From the paper Off-Policy Temporal Difference Learning with Function Approximation, page 3:

$\rho_t = \frac{\pi(s_t,a_t)}{b(s_t,a_t)}$

where $\rho_t$ is the importance sampling ratio for time $t$, which will get multiplied by the $\alpha$ step factor / learning rate during parameter updating.

From what I understand, $\pi(s_t,a_t)$ is the probability of selecting action $a_t$ in state $s_t$ according to the target policy $\pi$. Assuming that $\pi$ is the greedy policy (and here I'm probably wrong), wouldn't this value always be 0 (exploration action) or 1 (greedy action)? Meaning that the algorithm would never learn when performing exploratory actions?

It seems I don't quite understand how to compute $\rho$ by not understanding what exactly is being computed by that ratio. How are $\pi(s_t,a_t)$ and $b(s_t,a_t)$ (and consequently $\rho$) really computed?

Answer 1

The answer is tucked in the abstract (emphasis mine): "We prove that, given training under any $\epsilon$-soft policy [...] to the action-value function for an arbitrary target policy."

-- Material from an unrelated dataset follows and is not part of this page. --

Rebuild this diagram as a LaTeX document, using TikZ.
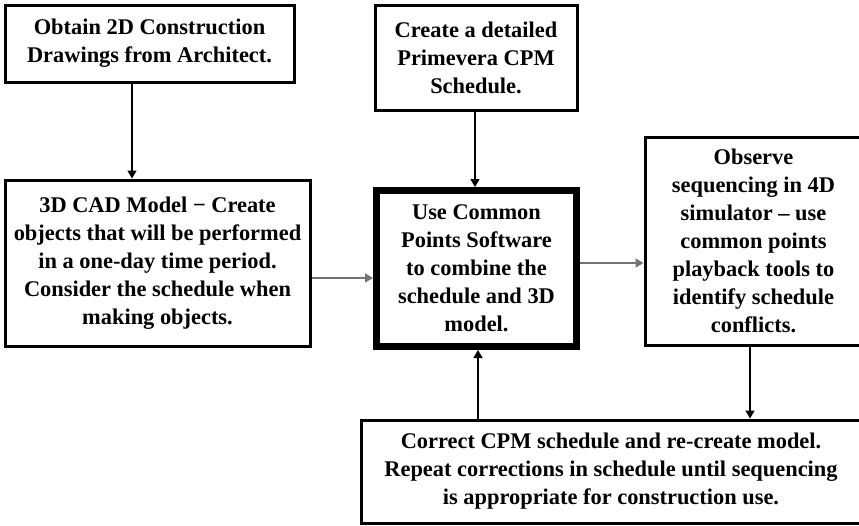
\documentclass[tikz,border=0pt]{standalone}
\usepackage{fontspec}
\setmainfont{Liberation Serif}
\usetikzlibrary{arrows.meta}
\begin{document}
\begin{tikzpicture}[x=1pt,y=-1pt,
  box/.style={draw=black, line width=3pt, fill=white, inner sep=0pt, align=center,
    font=\fontsize{22.4}{28}\selectfont\bfseries},
  thickbox/.style={box, line width=7pt},
  arr/.style={draw=black, line width=1.5pt, -{Triangle[length=8pt,width=9pt]}},
  grayarr/.style={arr, draw=black!55}]
\useasboundingbox (0,0) rectangle (859,525);
\clip (0,0) rectangle (859,525);
\fill[white] (0,0) rectangle (859,525);

\node[box, minimum width=289pt, minimum height=77pt] (A) at (149.5,43.5)
  {Obtain 2D Construction\\Drawings from Architect.};
\node[box, minimum width=202pt, minimum height=105pt] (B) at (476,57.5)
  {Create a detailed\\Primevera CPM\\Schedule.};
\node[box, minimum width=305pt, minimum height=166pt] (C) at (157.5,263)
  {3D CAD Model − Create\\objects that will be performed\\in a one-day time period.\\Consider the schedule when\\making objects.};
\node[thickbox, minimum width=200pt, minimum height=156pt] (D) at (476.5,268.5)
  {Use Common\\Points Software\\to combine the\\schedule and 3D\\model.};
\node[box, minimum width=217pt, minimum height=208pt] (E) at (753.5,241)
  {Observe\\sequencing in 4D\\simulator – use\\common points\\playback tools to\\identify schedule\\conflicts.};
\node[box, minimum width=500pt, minimum height=103pt] (F) at (611,471.5)
  {Correct CPM schedule and re-create model.\\Repeat corrections in schedule until sequencing\\is appropriate for construction use.};

\coordinate (xa) at (132,0);
\coordinate (xb) at (475,0);
\coordinate (yc) at (0,278);
\coordinate (yd) at (0,263);
\coordinate (xe) at (750,0);
\coordinate (xf) at (478,0);

\draw[arr] (A.south -| xa) -- (C.north -| xa);
\draw[arr] (B.south -| xb) -- (D.north -| xb);
\draw[grayarr] (C.east |- yc) -- (D.west |- yc);
\draw[grayarr] (D.east |- yd) -- (E.west |- yd);
\draw[arr] (E.south -| xe) -- (F.north -| xe);
\draw[arr] (F.north -| xf) -- (D.south -| xf);
\end{tikzpicture}
\end{document}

The authors also write, "We always use $\pi$ to denote the target policy, the policy that we are learning about."

Epsilon-soft is, as defined here, synonymous with epsilon-greedy:

An epsilon-soft policy chooses one action with probability $(1 - \epsilon + \frac{\epsilon}{|A(s)|)}$ and all other actions with probability $\frac{\epsilon}{|A(s)|)}$, where $|A(s)|$ is the number of actions in state $s$. This is equivalent to saying that the policy is to choose a random action with some small probability epsilon, and another single (dominant) action otherwise.

Wiki defines epsilon-greedy similarly:

One such method is $\epsilon$-greedy, when the agent chooses the action that it believes has the best long-term effect with probability $1-\epsilon$, and it chooses an action uniformly at random, otherwise.

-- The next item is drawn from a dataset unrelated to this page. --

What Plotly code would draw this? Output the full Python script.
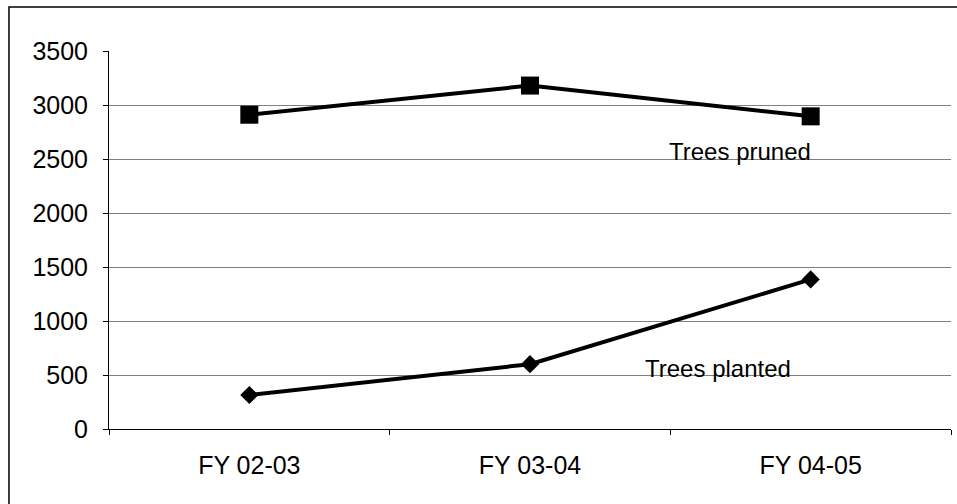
import plotly.graph_objects as go

categories = ["FY 02-03", "FY 03-04", "FY 04-05"]
trees_pruned = [2910, 3180, 2895]
trees_planted = [315, 600, 1385]
y_ticks = [0, 500, 1000, 1500, 2000, 2500, 3000, 3500]

FONT = "Liberation Sans, Arial, sans-serif"

fig = go.Figure()
fig.add_trace(go.Scatter(
    x=categories, y=trees_pruned, mode="lines+markers", name="Trees pruned",
    line=dict(color="black", width=4),
    marker=dict(symbol="square", size=18, color="black"),
))
fig.add_trace(go.Scatter(
    x=categories, y=trees_planted, mode="lines+markers", name="Trees planted",
    line=dict(color="black", width=4),
    marker=dict(symbol="diamond", size=14, color="black"),
))

# white boxes behind the inline labels (hide gridlines)
fig.add_shape(type="rect", xref="paper", yref="paper", x0=0.639, x1=1.0, y0=0.695, y1=0.768,
              fillcolor="white", line=dict(width=0), layer="between")
fig.add_shape(type="rect", xref="paper", yref="paper", x0=0.609, x1=1.0, y0=0.122, y1=0.198,
              fillcolor="white", line=dict(width=0), layer="between")
# outer border
fig.add_shape(type="rect", xref="paper", yref="paper", x0=-0.1188, x1=1.2, y0=-0.5, y1=1.1164,
              line=dict(color="black", width=1.5), fillcolor="rgba(0,0,0,0)", layer="above")

fig.add_annotation(text="Trees pruned", xref="paper", yref="paper", x=0.663, y=0.733,
                   xanchor="left", yanchor="middle", showarrow=False,
                   font=dict(family=FONT, size=24, color="black"))
fig.add_annotation(text="Trees planted", xref="paper", yref="paper", x=0.634, y=0.161,
                   xanchor="left", yanchor="middle", showarrow=False,
                   font=dict(family=FONT, size=24, color="black"))

fig.update_layout(
    width=957, height=504,
    margin=dict(l=109, r=6, t=51, b=75),
    paper_bgcolor="white", plot_bgcolor="white",
    showlegend=False,
    font=dict(family=FONT, size=25, color="black"),
    xaxis=dict(
        type="category", range=[-0.5, 2.5], showgrid=False,
        showline=True, linecolor="black", linewidth=1,
        ticks="outside", tickson="boundaries", ticklen=5, tickcolor="black",
        ticklabelstandoff=14,
        tickfont=dict(family=FONT, size=25, color="black"),
    ),
    yaxis=dict(
        range=[0, 3500], tickvals=y_ticks, ticktext=[str(v) for v in y_ticks],
        showgrid=True, gridcolor="#808080", gridwidth=1,
        showline=True, linecolor="black", linewidth=1,
        ticks="outside", ticklen=5, tickcolor="black",
        zeroline=False,
        ticklabelstandoff=10,
        tickfont=dict(family=FONT, size=25, color="black"),
    ),
)

fig.write_html(
    "out.html",
    config={"displayModeBar": False},
    post_script="document.body.style.margin='0';document.body.style.overflow='hidden';",
)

That is, there are no restrictions on the target policy $\pi$; $b$ is epsilon-soft.

Answer 2

You are correct that with a greedy target policy $\pi$, $\pi(s_t, a_t)$ always equals either $1$ or $0$. This does not mean the algorithm cannot learn though. It only means that the algorithm can only learn from the sequence of steps up until an action was taken that the target policy (which can be greedy) would never take, because only from that point on you start multiplying by $0$.

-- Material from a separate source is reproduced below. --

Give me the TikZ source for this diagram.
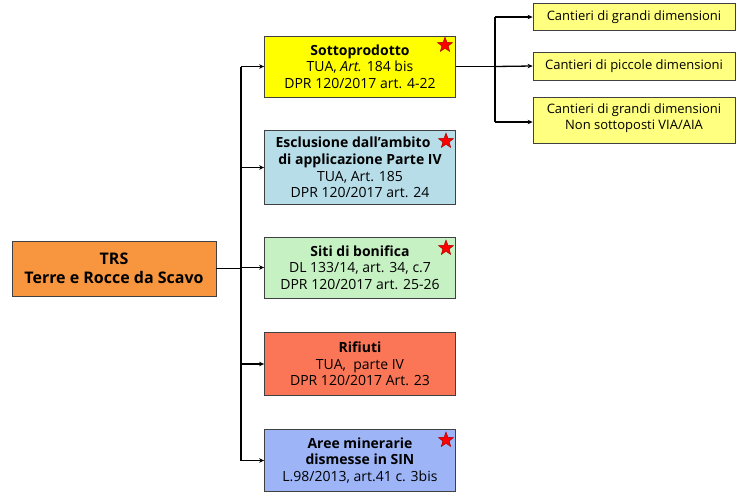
\documentclass[tikz,border=0pt]{standalone}
\usepackage{fontspec}
\setmainfont{Open Sans}
\usetikzlibrary{shapes.geometric,arrows.meta}
\definecolor{cTRS}{HTML}{F8963F}
\definecolor{cYel}{HTML}{FFFF00}
\definecolor{cBlu}{HTML}{B7DDE8}
\definecolor{cGrn}{HTML}{C6F1C2}
\definecolor{cRed}{HTML}{FA7656}
\definecolor{cPur}{HTML}{9DB4F6}
\definecolor{cPal}{HTML}{FFFF80}
\definecolor{cBrd}{HTML}{404040}
\tikzset{
  box/.style={draw=cBrd, line width=0.8pt, align=center, inner sep=0pt, font=\fontsize{14}{16.6}\selectfont, text=black},
  midbox/.style={box, minimum width=191pt},
  rbox/.style={box, fill=cPal, minimum width=202pt, font=\fontsize{13}{16}\selectfont},
  conn/.style={line width=1.3pt, -{Stealth[length=5pt,width=4.5pt]}},
  plain/.style={line width=1.3pt},
  redstar/.style={star, star points=5, star point ratio=2.4, fill=red, draw=red!60!black, line width=0.4pt, minimum size=16pt, inner sep=0pt},
}
\begin{document}
\begin{tikzpicture}[x=1pt,y=-1pt]
\useasboundingbox (0,0) rectangle (750,498);
\fill[white] (0,0) rectangle (750,498);
% left box
\node[box, fill=cTRS, minimum width=204pt, minimum height=55pt, font=\fontsize{16}{19}\selectfont\bfseries] (trs) at (114,268.5) {TRS\\Terre e Rocce da Scavo};
% middle boxes
\node[midbox, fill=cYel, minimum height=61pt] (sot) at (360,66.5) {\textbf{Sottoprodotto}\\TUA, \textit{Art.} 184 bis\\DPR 120/2017 art. 4-22};
\node[midbox, fill=cBlu, minimum height=74pt] (esc) at (360,167.5) {\textbf{Esclusione dall'ambito}\hspace*{14pt}\\\textbf{di applicazione Parte IV}\hspace*{6pt}\\TUA, Art. 185\\DPR 120/2017 art. 24};
\node[midbox, fill=cGrn, minimum height=61pt] (sit) at (360,267.5) {\textbf{Siti di bonifica}\\DL 133/14, art. 34, c.7\\DPR 120/2017 art. 25-26};
\node[midbox, fill=cRed, minimum height=63pt] (rif) at (360,364) {\textbf{Rifiuti}\\TUA,\ \ parte IV\\DPR 120/2017 Art. 23};
\node[midbox, fill=cPur, minimum height=62pt] (are) at (360,460.5) {\textbf{Aree minerarie}\\\textbf{dismesse in SIN}\\L.98/2013, art.41 c. 3bis};
% stars
\node[redstar] (s1) at (445,45) {};
\node[redstar] (s2) at (446,141) {};
\node[redstar] (s3) at (446,248) {};
\node[redstar] (s4) at (446,440) {};
% right boxes
\node[rbox, minimum height=27pt] (r1) at (634,17) {Cantieri di grandi dimensioni};
\node[rbox, minimum height=28pt] (r2) at (634,66) {Cantieri di piccole dimensioni};
\node[rbox, minimum height=46pt, text depth=0pt] (r3) at (634,120) {\raisebox{7pt}{\shortstack{Cantieri di grandi dimensioni\\Non sottoposti VIA/AIA}}};
% trunk coordinates
\coordinate (j1) at (241,268.5);
\coordinate (t1) at (241,66.5);
\coordinate (t5) at (241,460.5);
\coordinate (j2) at (495,66.5);
\coordinate (u1) at (495,17);
\coordinate (u3) at (495,122);
% connectors
\draw[plain] (trs.east) -- (j1);
\draw[plain] (t1) -- (t5);
\draw[conn] (t1) -- (sot.west);
\draw[conn] (241,167.5) -- (esc.west);
\draw[conn] (241,267.5) -- (sit.west);
\draw[conn] (241,364) -- (rif.west);
\draw[conn] (t5) -- (are.west);
\draw[plain] (sot.east) -- (j2);
\draw[plain] (u1) -- (u3);
\draw[conn] (u1) -- (r1.west);
\draw[conn] (j2) -- (r2.west);
\draw[conn] (u3) -- (r3.west |- u3);
\end{tikzpicture}
\end{document}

In Section 4, it is described that the sum of all updates that occur during an episode can be written as:

\begin{equation} \sum_{t=0}^{T-1} \alpha (\bar{R}_t^\lambda - \theta^T \phi_t)\phi_t c_t, \end{equation}

where:

\begin{equation} c_t = \sum_{k=0}^{t} g_k \prod_{j=k+1}^{t} \rho_j \end{equation}

Suppose you want the target policy $\pi$ to be the greedy policy. Suppose, for example, that we took actions that match the greedy action at $t=0$ and $t=1$. This means that $c_0 > 0$ and $c_1 > 0$. Suppose that we took a non-greedy action at $t=2$. Then, from $t=2$ onwards, every $c_t$ will involve a multiplication by $0$, and therefore equal $0$. However, we still have non-zero $c_0$ and $c_1$, so the sum of all updates during the entire episode still consists of non-zero terms for $t=0$ and $t=1$, and we can still learn something from those steps.

This obviously does still mean that learning with a greedy target policy is often quite slow though, because sooner or later you'll have a multiplication by $0$ and you'll be unable to continue learning from that sequence of actions (that is: you'll be unable to continue learning more about the value of the first state-action pair in that sequence. You can still start learning again about another state-action pair, treat it as the beginning of a new sequence).

This is not a problem just with a greedy target policy though. The method has high variance whenever the target policy and the policy used to select actions are very different from each other. Whenever the policies are very different from each other, the multiplications can rapidly get very close to $0$ if you keep playing actions that are unlikely according to the target policy, or rapidly become way too large if, by chance, you happen to keep playing many actions that were unlikely according to the policy $b$, but coincidentally are all really likely according to the target policy.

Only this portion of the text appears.